The resurrection of a downtown is no magic trick, no cheap conjure. One doesn’t simply reach into a collapsible top hat and pull out something along the lines of, say, the Vista in downtown Columbia. It takes time, and vision, and planning and, perhaps most of all, it takes a community ready to snap out of its collective daze of apathy. But it also takes something more than all that, something Pastor Jimmy Jones put his finger directly on – or in – at last week’s orientation meeting on the future of the old Fairfield Country Club and its place in revitalizing downtown Winnsboro: It takes a change of heart.

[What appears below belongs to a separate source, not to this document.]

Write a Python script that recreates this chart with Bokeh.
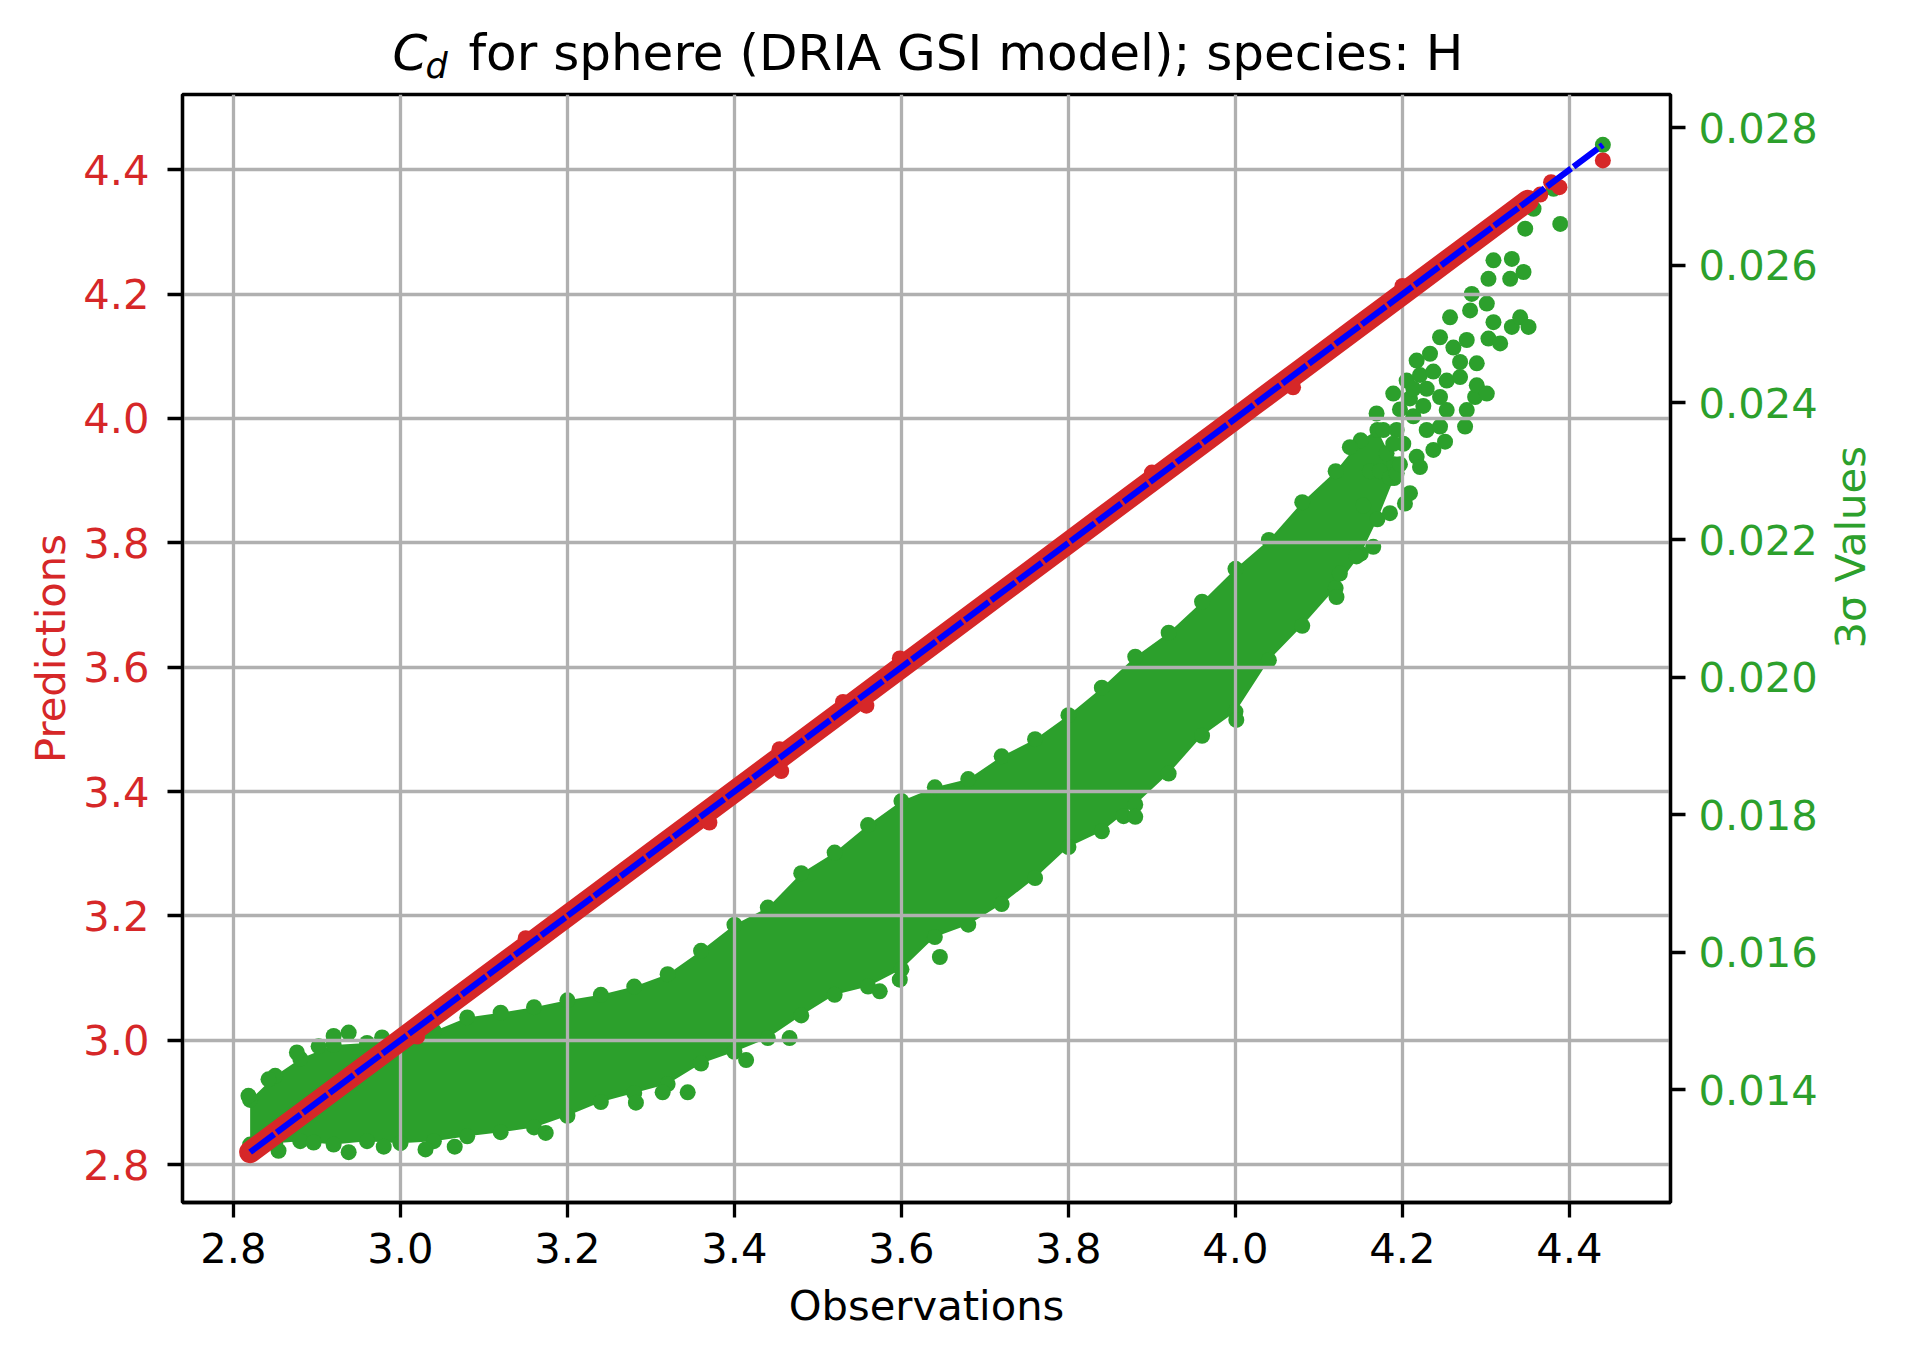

There are some old demons lurking in Fairfield County, Jones said, and until they are destroyed, finally and forever, no amount of investment will lift downtown out of the dust. Indeed, if money were simply the answer, Fairfield County and downtown Winnsboro would be the envy of the South. After all, for decades the nuclear industry has been pouring millions of dollars a year into County coffers; and while it staggers the imagination to consider how grim things could actually be without it, all of those dollars have not lifted much of the community out of poverty, have not educated our children and have not rescued downtown from the tumbleweeds.
A project on the scale of revitalizing an entire town requires significant private capital, but people with that kind of money are reluctant to throw it around in a place where people cannot see beyond the color of their skin. That investment was here, in fact, not so very long ago, until it got chased out of Western Fairfield by those with a short-sighted political viewpoint grounded in small-headed bigotry.
Judging by the turnout at last week’s meeting, Winnsboro is ready to change their town. But what does it take to change a heart?
The prejudice, Jones said – and we agree – exists on both sides of the spectrum. It is the one thing, sadly, of which there is plenty to go around. Unless and until that ends, get used to the idea of tumbleweeds.